Hodge was represented by the Rutherford Institute, a nonprofit civil liberties group that denounced Friday’s ruling.

“If citizens cannot stand out in the open and voice their disapproval of their government, its representatives and its policies without fearing prosecution, then the First Amendment is little more than window-dressing on a store window — pretty to look at but serving little real purpose,” said the institute’s president, John W. Whitehead. “Through a series of carefully crafted legislative steps and politically expedient court rulings, government officials have managed to disembowel this fundamental freedom.”

But Srinivasan said the court is different from Congress, where people have a right to protest for political action. The plaza is designed as an extension of the court, he said, and restrictions on protests there need only be reasonable and viewpoint-neutral.

There is no suggestion that the law is discriminatory, he said: “Demonstrations supporting the court’s decisions and demonstrations opposing them are equally forbidden in the plaza.”

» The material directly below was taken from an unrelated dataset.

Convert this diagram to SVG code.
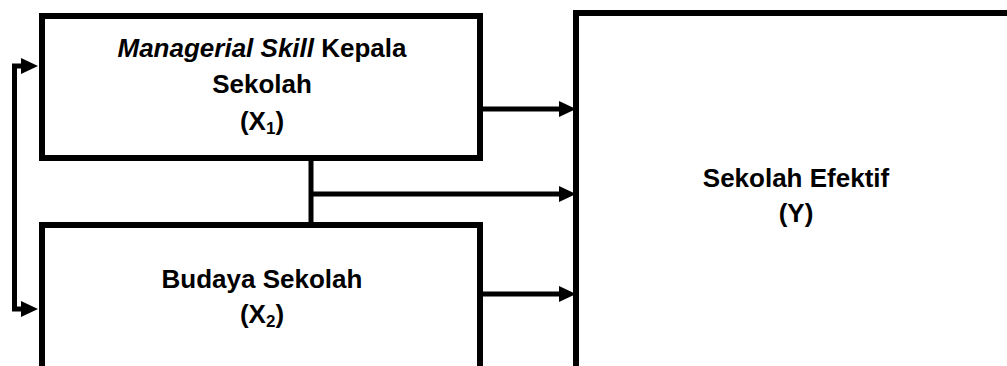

Srinivasan added: “Unless demonstrations are to be freely allowed inside the Supreme Court building itself, a line must be drawn somewhere along the route from the street to the Court’s front entrance. . . . Among the options, it is fully reasonable for that line to be fixed at the point one leaves the concrete public sidewalk and enters the marble steps to the Court’s plaza.”

Srinivasan was joined by Circuit Judge Karen LeCraft Henderson and Senior Circuit Judge Stephen F. Williams.

The plaza is likely to remain a place for only tourists wielding cameras and journalists interviewing lawyers and their clients after oral arguments and decisions (cameras, of course, are not allowed in the court).

Whitehead noted in his statement that the decision could be appealed and that his organization is also challenging the restrictions that the Supreme Court implemented after Howell’s ruling.

But there was little expectation of success. “Ironically, it will be the justices of the U.S. Supreme Court who will eventually be asked to decide the constitutionality of their own statute in this case, yet they have already made their views on the subject quite clear,” Whitehead said.